If there seems to be an inherent cheesiness to Defenders of the Faith (the cover art, some of the lyrics), it’s strictly an awesome, proto Spinal Tap kind of cheesiness. This was 1984, after all. Heavy metal music was supposed to be evil. And like Turbonegro, whom they clearly inspired, Priest wasn’t funny purely by accident. I doubt that one could read the lyrics to “Love Bites” or the homoerotic sex bondage anthem “Eat Me Alive” and not think the band was trying to be humorous (one person who did not get the joke: Tipper Gore). And even if “The Sentinel” is closer lyrically to a bad imitation of Black Sabbath’s “Iron Man” or countless Iron Maiden songs than it is to a proper parody, the band gets a pass because musically it freakin’ rocks!

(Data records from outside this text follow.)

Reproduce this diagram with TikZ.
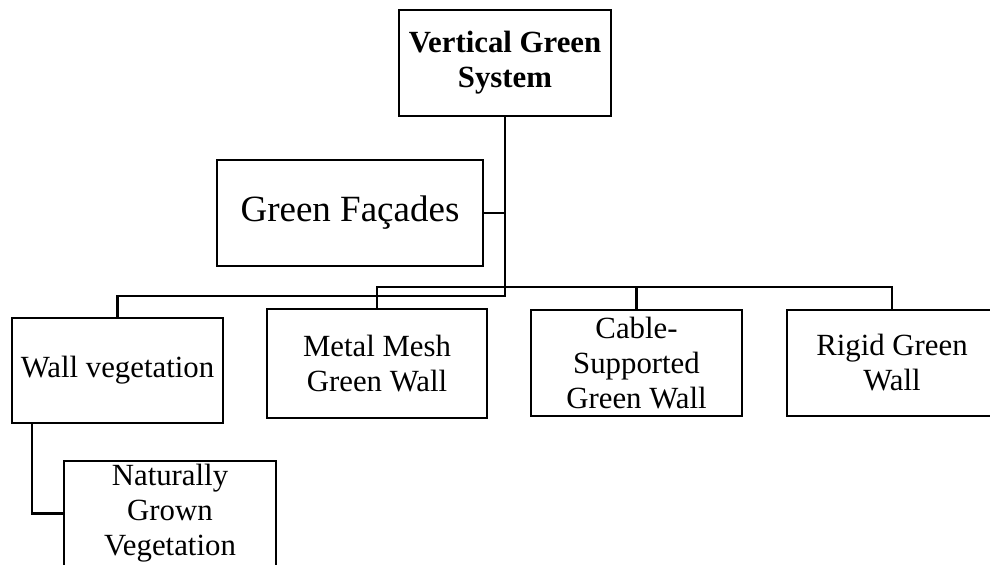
\documentclass[tikz,border=0pt]{standalone}
\usepackage{fontspec}
\setmainfont{Liberation Serif}
\usetikzlibrary{positioning}

\begin{document}
\begin{tikzpicture}[
        x=0.5pt, y=-0.5pt,
        box/.style={rectangle, draw=black, line width=1.1pt, inner sep=0pt, align=center, font=\fontsize{15.4}{17.5}\selectfont},
        link/.style={draw=black, line width=1.1pt}
    ]
        \useasboundingbox (0,0) rectangle (990,565);

        % Root
        \node[box, minimum width=106pt, minimum height=53pt, font=\fontsize{15.4}{17.5}\selectfont\bfseries] (vgs) at (505,63) {Vertical Green\\System};

        % Facades
        \node[box, minimum width=133pt, minimum height=53pt, font=\fontsize{18.5}{20}\selectfont] (facades) at (350,213) {Green Façades};

        % Wall types
        \node[box, minimum width=105.5pt, minimum height=52.5pt] (wallveg) at (117.5,370.5) {Wall vegetation};
        \node[box, minimum width=110pt, minimum height=54.5pt] (metal) at (377,363.5) {Metal Mesh\\Green Wall};
        \node[box, minimum width=105.5pt, minimum height=53pt] (cable) at (636.5,363) {Cable-\\Supported\\Green Wall};
        \node[box, minimum width=105pt, minimum height=53pt] (rigid) at (892,363) {Rigid Green\\Wall};

        % Sub type
        \node[box, minimum width=106pt, minimum height=52.5pt] (natural) at (170,513.5) {Naturally\\Grown\\Vegetation};

        % Trunk and buses
        \coordinate (split) at (505,296);
        \coordinate (bus) at (505,287);
        \draw[link] (vgs.south) -- (split) -| (wallveg.north);
        \draw[link] (facades.east) -- (facades.east -| vgs.south);
        \draw[link] (metal.north) |- (bus) -| (rigid.north);
        \draw[link] (cable.north) -- (cable.north |- bus);
        \draw[link] ([xshift=10.5pt]wallveg.south west) |- (natural.west);
    \end{tikzpicture}
\end{document}
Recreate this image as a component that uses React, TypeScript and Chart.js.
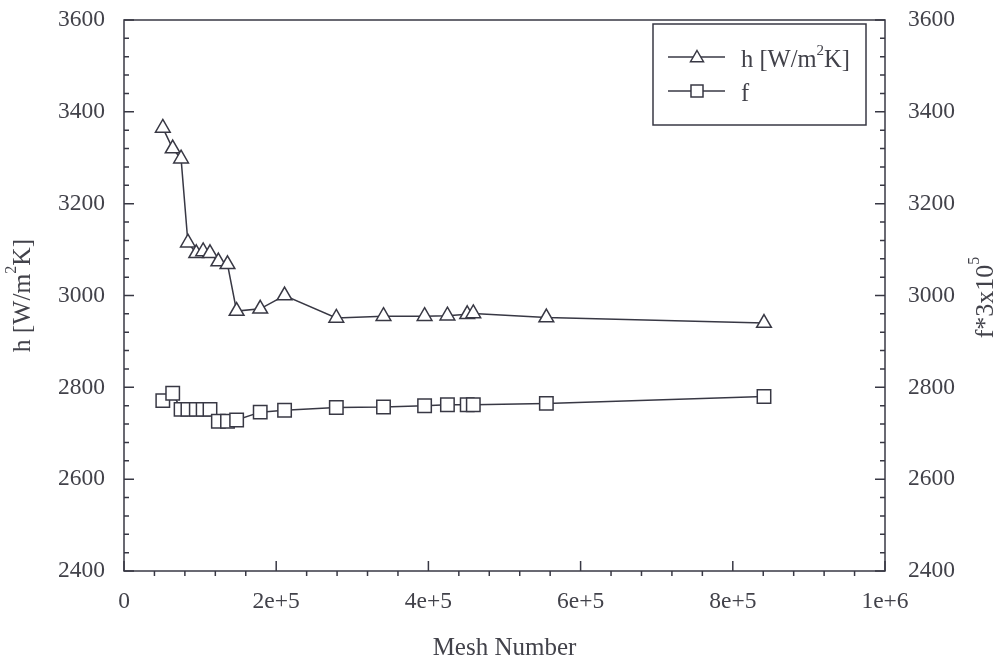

You could say the same about the album as a whole. Defenders is everything you wanted from a metal record in the early ‘80s. It’s accessible to the mainstream, but not overtly commercial. It’s loud, aggressive, and unapologetically cheesy. And of course it has the over-the-top operatic vocals and speed of light guitar shredding that every metalhead craves! Add in that the songs are tremendous, and you’ve got yourself a genre masterpiece. As metal music was rapidly growing in popularity, Priest would soon stumble in an effort to fit in. The use of synthesizers on Turbo was just plain pathetic, and Ram It Down was a totally phoned-in effort. But Priest’s decline is no way foreshadowed on Defenders of the Faith. A slump may have been looming, but they hit this one out of the park.